Part II: Changing Software is the meat of the book and gives practical strategies for getting legacy code under control of unit tests using the concepts introduced in Part I. Just look at the titles of the chapters in Part II and you’ll see many familiar conundrums you encounter when staring legacy code in the face:
- I Don’t Have Much Time and I Have to Change It
- It Takes Forever to Make a Change
- How Do I Add a Feature?
- I Can’t Get This Class into a Test Harness
- I Need to Make a Change. What Methods Should I Test?
- I Need to Make Many Changes in One Area
- I Need to Make a Change, but I don’t Know What Tests to Write
- Dependencies on Libraries Are Killing Me
- My Application is All API Calls
- I Don’t Understand the Code Well Enough to Change It
- My Application Has No Structure
- My Test Code is in the Way
- My Project Is not Object Oriented, How Do I Make Safe Changes?

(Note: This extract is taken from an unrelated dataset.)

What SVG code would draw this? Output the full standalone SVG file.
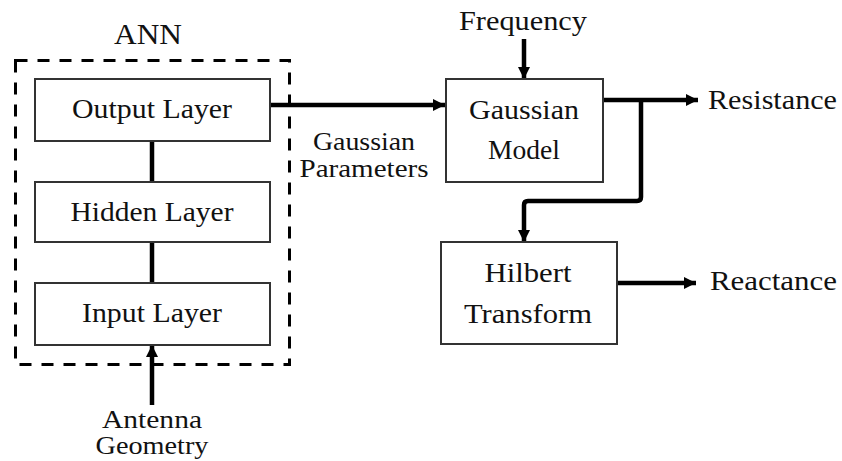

- This Class Is Too Big and I Don’t Want It to Get Any Bigger
- I’m Changing the Same Code All Over the Place
- I Need to Change a Monster Method and I Can’t Write Tests For It
- How Do I Know That I’m Not Breaking Anything?
- We Feel Overwhelmed. It Isn’t Going to Get Any Better
This is the real meat of the book and the place where you’ll get the best nuggets. This is the place where you’ll be reading a chapter and saying to yourself “man, I have faced that problem so many times!”. Michael’s approach is very hands-on and each chapter is illustrated with an example in C++, Java or C#. Sometimes techniques will be mentioned that can only be done in some languages and not in others, but all the techniques can be applied in one way or another in any object-oriented language. If you’re looking at a big pile of procedural C code, many times the techniques can be applied there as well in a limited or different form than the one you’d use in an object-oriented language. Each chapter in Part II refers to the dependency breaking techniques of Part III that you use to tame the problem in question.
Part III: Dependency-Breaking Techniques covers the recipes used to separate a problematic class from its dependencies so that you can get the class instantiated in isolation under a test harness. One or more of these techniques are referenced as part of the solution to each of the problems discussed by a chapter in Part II. The techniques are cataloged in a fashion similar to “Refactoring: Improving the Design of Existing Code” by Martin Fowler. The techniques are:
- Adapt Parameter
- Break Out Method Object
- Definition Completion
- Encapsulate Global References
- Expose Static Method
- Extract and Override Call
- Extract and Override Factory Method
- Extract and Override Getter
- Extract Implementer
- Extract Interface
- Introduce Instance Delegator
- Introduce Static Setter
- Link Substitution
- Parameterize Constructor
- Parameterize Method
- Primitivize Parameter
- Pull Up Feature
- Push Down Dependency
- Replace Function with Function Pointer
- Replace Global Reference with Getter
- Subclass and Override Method
- Supersede Instance Variable
- Template Redefinition
- Text Redefinition
This book is an excellent partner to Fowler’s Refactoring. Fowler’s book tells you about transformations you can make on code that is already under test in order to improve its design. Feathers’s book tells you how to get legacy code under test so that you can do the refactoring with confidence. Both books demonstrate incremental approaches to improving code quality and represent the distilled essence of many, many consulting hours with development teams by their respective authors.
I strongly recommend Feathers’s book to anyone interested in applying unit tests to legacy code.